Ask Me Anything Call On FSCI: Reproducibility theory and practice. 18th December 2019 @ 15:00-16:00 UTC /10:00-11:00 EDT/07:00-08:00 PST
The Early Career and Engagement Interest Group (ECEIG) of the Research Data Alliance (RDA) presents this month's "Ask me Anything" meeting; the Early Career and Engagement Interest Group (ECEIG) has been formed within RDA with a focus on connecting with and supporting early career professionals both within and outside RDA. The "Ask me Anything" meetings are hosted on a monthly basis, addressing topics that might be of general interest to ECRs - this month's AMA is dedicated to:
FSCI: Reproducibility theory and practice
Dr. Anita Bandrowski trained as a neurophysiologist at UCR and Stanford, however moved to bioinformatics with the human genome project at Celera Inc., seeing that high throughput science has much to teach biologists. Dr. Bandrowski works at the FAIR Data Informatics Lab at UCSD and is also an instructor for the FSCI summer institute, teaching the Research Reproducibility in Theory and Practice course https://www.force11.org/fsci/2019/course-abstracts#AM3. This course focuses on issues of reproducibility in research from a broad perspective. Dr. Bandrowski is also one of the founders of and oversees the Research Resource Identifiers (RRIDs) project https://scicrunch.org/resources – which provides a Resource Identification Portal supporting new guidelines for Rigor and Transparency in biomedical publications.

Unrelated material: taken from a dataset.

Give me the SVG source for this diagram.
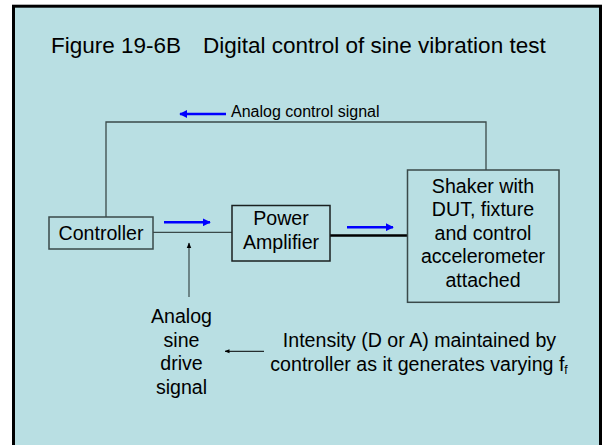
<svg xmlns="http://www.w3.org/2000/svg" width="602" height="445" viewBox="0 0 602 445">
<defs>
<style>
text{font-family:"Liberation Sans",Arial,sans-serif;fill:#000}
tspan{fill:#000}
.box{fill:none;stroke:#3a4a4a;stroke-width:1.5}
.wire{fill:none;stroke:#3a4a4a;stroke-width:1.3}
.blue{fill:none;stroke:#0000ff;stroke-width:2.5}
.lbl{font-size:19.6px;text-anchor:middle}
</style>
<marker id="bh" viewBox="0 0 10 10" refX="9" refY="5" markerWidth="3.2" markerHeight="3.2" orient="auto" markerUnits="strokeWidth">
<path d="M0,0 L10,5 L0,10 z" fill="#0000ff"/>
</marker>
<marker id="kh" viewBox="0 0 10 10" refX="9" refY="5" markerWidth="5" markerHeight="5" orient="auto" markerUnits="strokeWidth">
<path d="M0,1 L10,5 L0,9 z" fill="#000"/>
</marker>
</defs>
<rect x="0" y="0" width="602" height="445" fill="#fff"/>
<rect x="13.5" y="6.2" width="587" height="445" fill="#b9dfe3" stroke="#000" stroke-width="3"/>
<text x="51" y="52.7" font-size="22.5">Figure 19-6B</text>
<text x="203" y="52.7" font-size="22.5">Digital control of sine vibration test</text>

<g id="connectors">
<polyline class="wire" points="106,217 106,122 486,122 486,170"/>
<line class="wire" x1="153" y1="232.3" x2="232" y2="232.3"/>
<line x1="330" y1="235.5" x2="407.5" y2="235.5" stroke="#000" stroke-width="2.5"/>
<line x1="189" y1="297" x2="189" y2="243" stroke="#3a4a4a" stroke-width="1.2" marker-end="url(#kh)"/>
<line x1="264" y1="351.3" x2="225" y2="351.3" stroke="#000" stroke-width="1" marker-end="url(#kh)"/>
<line class="blue" x1="226" y1="114" x2="180" y2="114" marker-end="url(#bh)"/>
<line class="blue" x1="164" y1="222.3" x2="210" y2="222.3" marker-end="url(#bh)"/>
<line class="blue" x1="347" y1="227.2" x2="393" y2="227.2" marker-end="url(#bh)"/>
</g>
<text x="231" y="117.3" font-size="16">Analog control signal</text>

<g id="controller">
<rect class="box" x="49" y="217" width="104" height="32"/>
<text class="lbl" x="101" y="240">Controller</text>
</g>
<g id="power-amplifier">
<rect class="box" x="232" y="205.5" width="98" height="55.5" style="stroke:#1a2020"/>
<text class="lbl" x="281" y="225">Power</text>
<text class="lbl" x="281" y="249.3">Amplifier</text>
</g>
<g id="shaker">
<rect class="box" x="407.5" y="170" width="151.5" height="132.3"/>
<text class="lbl" x="483" y="192.7">Shaker with</text>
<text class="lbl" x="483" y="216">DUT, fixture</text>
<text class="lbl" x="483" y="239.5">and control</text>
<text class="lbl" x="483" y="263.3">accelerometer</text>
<text class="lbl" x="483" y="286.7">attached</text>
</g>
<g id="drive-label">
<text class="lbl" x="181.5" y="323.3">Analog</text>
<text class="lbl" x="181.5" y="346.7">sine</text>
<text class="lbl" x="181.5" y="370">drive</text>
<text class="lbl" x="181.5" y="393.5">signal</text>
</g>
<g id="intensity-note">
<text class="lbl" x="419.5" y="346.7">Intensity (D or A) maintained by</text>
<text class="lbl" x="419" y="370.7">controller as it generates varying f<tspan font-size="12" dy="3" fill="#000">f</tspan></text>
</g>
</svg>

If you are interested in attending please note that registration is required:
The talk will be held online on Wednesday, December 18th at 15:00-16:00 UTC (10:00-11:00 EDT)
*Click here to find out the time of the event in your time zone.
Short bio from Dr. Bandrowski
I am a neurophysiologist by training, but for the past decade I have been working in the area of informatics to increase access to and utilization of neuroscience data. Just as science was able to harness the power of the printing press to foster scientific communication and collaboration, we must now establish the means for communicating and utilizing the digital technologies for scientific communication and discovery. For this reason, I have been working in the area of knowledge representation in the neurosciences within the Neuroscience Information Framework (NIF). I am the scientific lead of the NIF project, which under my direction has grown into the largest source of neuroscience data and tools on the web. Through NIF and my neuroscience background, I have a unique global perspective on issues in data sharing and utilization in the neurosciences and have gained considerable insight and expertise in working with diverse biomedical data. We have recently extended the NIF framework to develop data portals for NIDDK (dkNET) and the RRID community portal. I serve as the lead for the Resource Identification Initiative, a FORCE11, the Future of Research Communications and e-Scholarship, group dedicated to transforming scholarly communication. RRIDs are unique identifiers for Key Biological Resources, aggregated by our group from community databases and requested from authors in participating journals, including Cell, eLife and others. My background in working in Neuroscience data, bioinformatics and ontology development makes me well suited to lead SciCrunch, a technology startup focused on making sense of big biological data.